Try applying the product rule to: $$\frac{d}{dx}\left( \frac{df}{dx}\frac{dx}{dt}\right) $$

 

[Fredrik]

Try applying the product rule to: $$\frac{d}{dx}\left( \frac{df}{dx}\frac{dx}{dt}\right) $$

The notation ##\frac{d}{dx}(\text{something})## means "the value at x of the derivative of the function that takes x to (something)". But "the function that takes x to ##(f\circ x)'(t)x'(t)##" is ill defined.

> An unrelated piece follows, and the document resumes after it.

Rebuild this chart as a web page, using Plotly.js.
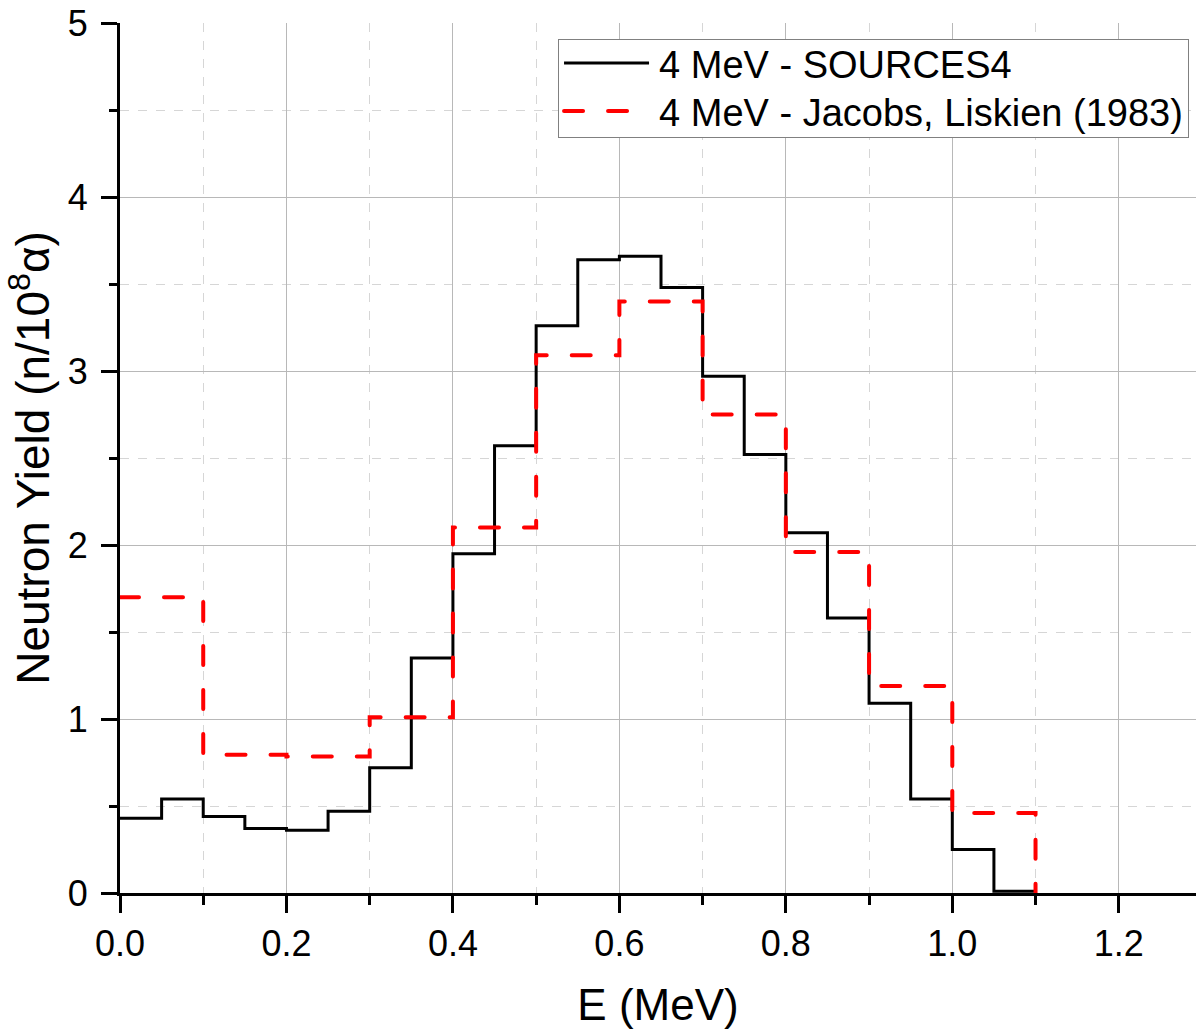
<!DOCTYPE html>
<html>
<head>
<meta charset="utf-8">
<script src="https://cdn.plot.ly/plotly-3.0.1.min.js"></script>
<style>
html, body { margin: 0; padding: 0; overflow: hidden; background: #fff; }
#chart { width: 1196px; height: 1034px; }
</style>
</head>
<body>
<div id="chart"></div>
<script>
// Bin edges (MeV)
const edgesSources4 = [0.00, 0.05, 0.10, 0.15, 0.20, 0.25, 0.30, 0.35, 0.40, 0.45, 0.50, 0.55,
                       0.60, 0.65, 0.70, 0.75, 0.80, 0.85, 0.90, 0.95, 1.00, 1.05, 1.10];
// Neutron yield per bin (n/1e8 alpha), last entry closes the histogram at zero
const yieldSources4 = [0.43, 0.54, 0.44, 0.37, 0.36, 0.47, 0.72, 1.35, 1.95, 2.57, 3.26, 3.64,
                       3.66, 3.48, 2.97, 2.52, 2.07, 1.58, 1.09, 0.54, 0.25, 0.01, 0];

const edgesJacobs = [0.0, 0.1, 0.2, 0.3, 0.4, 0.5, 0.6, 0.7, 0.8, 0.9, 1.0, 1.1];
const yieldJacobs = [1.70, 0.795, 0.785, 1.01, 2.10, 3.09, 3.40, 2.75, 1.96, 1.19, 0.46, 0];

const seriesNames = ['4 MeV - SOURCES4', '4 MeV - Jacobs, Liskien (1983)'];
const xTitle = 'E (MeV)';
const yTitle = 'Neutron Yield (n/10<sup>8</sup>α)';

// visible part of the (cropped) energy axis
const xRange = [0, 1.2928];
const yRange = [0, 5];

const FONT = '"Liberation Sans", Arial, Helvetica, sans-serif';

const traces = [
  {
    x: edgesSources4, y: yieldSources4, name: seriesNames[0],
    type: 'scatter', mode: 'lines',
    line: { shape: 'hv', color: '#000000', width: 3 }
  },
  {
    x: edgesJacobs, y: yieldJacobs, name: seriesNames[1],
    type: 'scatter', mode: 'lines',
    line: { shape: 'hv', color: '#ff0000', width: 4, dash: '19px,25px' }
  }
];

const majorGrid = '#b8b8b8';
const minorGrid = '#d6d6d6';

const layout = {
  width: 1196, height: 1034,
  margin: { l: 120, r: 0, t: 23, b: 141 },
  paper_bgcolor: '#ffffff', plot_bgcolor: '#ffffff',
  font: { family: FONT, color: '#000000', size: 36 },
  showlegend: true,
  legend: {
    x: 0.4071, y: 0.9816, xanchor: 'left', yanchor: 'top',
    bgcolor: '#ffffff', bordercolor: '#808080', borderwidth: 1,
    font: { family: FONT, size: 38, color: '#000000' },
    itemwidth: 90, tracegroupgap: 0
  },
  xaxis: {
    range: xRange, dtick: 0.2, tick0: 0, tickformat: '.1f',
    ticks: 'outside', ticklen: 17, tickwidth: 3, tickcolor: '#000',
    showline: true, linewidth: 3, linecolor: '#000', mirror: false,
    showgrid: true, gridcolor: majorGrid, gridwidth: 1,
    zeroline: false,
    tickfont: { family: FONT, size: 36, color: '#000' },
    minor: { dtick: 0.1, tick0: 0, ticks: 'outside', ticklen: 9, tickwidth: 3, tickcolor: '#000',
             showgrid: true, gridcolor: minorGrid, griddash: 'dash', gridwidth: 1 },
    title: { text: xTitle, font: { family: FONT, size: 44, color: '#000' }, standoff: 26 }
  },
  yaxis: {
    range: yRange, dtick: 1, tick0: 0,
    ticks: 'outside', ticklen: 16, tickwidth: 3, tickcolor: '#000',
    ticklabelstandoff: 6,
    showline: true, linewidth: 3, linecolor: '#000', mirror: false,
    showgrid: true, gridcolor: majorGrid, gridwidth: 1,
    zeroline: false,
    tickfont: { family: FONT, size: 36, color: '#000' },
    minor: { dtick: 0.5, tick0: 0, ticks: 'outside', ticklen: 8, tickwidth: 3, tickcolor: '#000',
             showgrid: true, gridcolor: minorGrid, griddash: 'dash', gridwidth: 1 },
    title: { text: yTitle, font: { family: FONT, size: 46, color: '#000' }, standoff: 4 }
  },
  xaxis2: {
    overlaying: 'x', side: 'top', anchor: 'y', range: xRange, dtick: 0.2, tick0: 0,
    ticks: 'inside', ticklen: 16, tickwidth: 3, tickcolor: '#000',
    showline: true, linewidth: 3, linecolor: '#000',
    showticklabels: false, showgrid: false, zeroline: false,
    minor: { dtick: 0.1, tick0: 0, ticks: 'inside', ticklen: 8, tickwidth: 3, tickcolor: '#000', showgrid: false }
  },
  yaxis2: {
    overlaying: 'y', side: 'right', anchor: 'x', range: yRange, dtick: 1, tick0: 0,
    ticks: 'inside', ticklen: 11, tickwidth: 3, tickcolor: '#000',
    showline: false,
    showticklabels: false, showgrid: false, zeroline: false,
    minor: { dtick: 0.5, tick0: 0, ticks: 'inside', ticklen: 3, tickwidth: 3, tickcolor: '#000', showgrid: false }
  }
};

function finishStyling() {
  // rounded dash ends on the red histogram, as in the original
  document.querySelectorAll('.scatterlayer .trace .js-line').forEach(function (p) {
    if ((p.style.stroke || '').indexOf('255, 0, 0') >= 0) p.style.strokeLinecap = 'round';
  });
  const lg = document.querySelector('g.legend');
  if (!lg) return;
  lg.querySelectorAll('.legendlines path').forEach(function (p) {
    p.setAttribute('d', 'M5,0h85');
    if ((p.style.stroke || '').indexOf('255, 0, 0') >= 0) p.style.strokeLinecap = 'round';
  });
  const rowTop = 24, rowStep = 48;
  lg.querySelectorAll('g.traces').forEach(function (g, i) {
    const m = /translate\(\s*([-\d.eE]+)[ ,]+([-\d.eE]+)\s*\)/.exec(g.getAttribute('transform') || '');
    const tx = m ? m[1] : 0;
    g.setAttribute('transform', 'translate(' + tx + ',' + (rowTop + rowStep * i) + ')');
  });
  const bg = lg.querySelector('rect.bg');
  if (bg) bg.setAttribute('height', 98);
}

Plotly.newPlot('chart', traces, layout, { staticPlot: true, displayModeBar: false }).then(finishStyling);
</script>
</body>
</html>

Edit: I should have said ##f'(x(t))x'(t)## or ##(f\circ x)'(t)##, not ##(f\circ x)'(t)x'(t)##.

 

[nylonsmile]

The notation ##\frac{d}{dx}(\text{something})## means "the value at x of the derivative of the function that takes x to (something)". But "the function that takes x to ##(f\circ x)'(t)x'(t)##" is ill defined.

Hmm yeah... But I feel like you could use a difference quotient to find ##\frac{d}{dx}\left( \frac{df}{dx}\frac{dx}{dt}\right) ## but I could be wrong. If I had the functions ##x(t)## and ##f(x)## it seems like I could make a computer work out the required function. Do something like:

1. At ##x##, find ##\frac{f(x+\delta x) - f(x)}{\delta x}##
   
2. At ##x##, find ##\frac{x(t+\delta t) - x(t)}{\delta t}##
3. Multiply these two numbers together.

Is that not the required function? Is the problem that we don't know what time to use?

I am confused.

What is wrong with doing this?: $$\frac{d}{dx}\left( \frac{df}{dx}\frac{dx}{dt}\right) = \frac{dx}{dt}\frac{d^2f}{dx^2} + \frac{df}{dx}\frac{d^2x}{dxdt}$$

 

[Fredrik]

What is wrong with doing this?: $$\frac{d}{dx}\left( \frac{df}{dx}\frac{dx}{dt}\right) = \frac{dx}{dt}\frac{d^2f}{dx^2} + \frac{df}{dx}\frac{d^2x}{dxdt}$$

The left-hand side doesn't make sense.

Hmm yeah... But I feel like you could use a difference quotient to find ##\frac{d}{dx}\left( \frac{df}{dx}\frac{dx}{dt}\right) ## but I could be wrong. If I had the functions ##x(t)## and ##f(x)## it seems like I could make a computer work out the required function. Do something like:

1. At ##x##, find ##\frac{f(x+\delta x) - f(x)}{\delta x}##
   
2. At ##x##, find ##\frac{x(t+\delta t) - x(t)}{\delta t}##
3. Multiply these two numbers together.

Is that not the required function? Is the problem that we don't know what time to use?

The problem is that the number obtained in 3 (if we take the appropriate limits in 1 and 2), is completely determined by the value of t, not by the value of x. The only x that appears in that expression is a function, not a number.

 

[nylonsmile]

The left-hand side doesn't make sense.The problem is that the number obtained in 3 (if we take the appropriate limits in 1 and 2), is completely determined by the value of t, not by the value of x. The only x that appears in that expression is a function, not a number.

Yeah I understand the problem now. Could we just imagine the whole thing is a function of t?

 

[Fredrik]

Yeah I understand the problem now. Could we just imagine the whole thing is a function of t?

Yes, ##(f\circ x)'## is a function, and ##(f\circ x)'(t)## is a function of t (i.e. its value is determined by the value of t).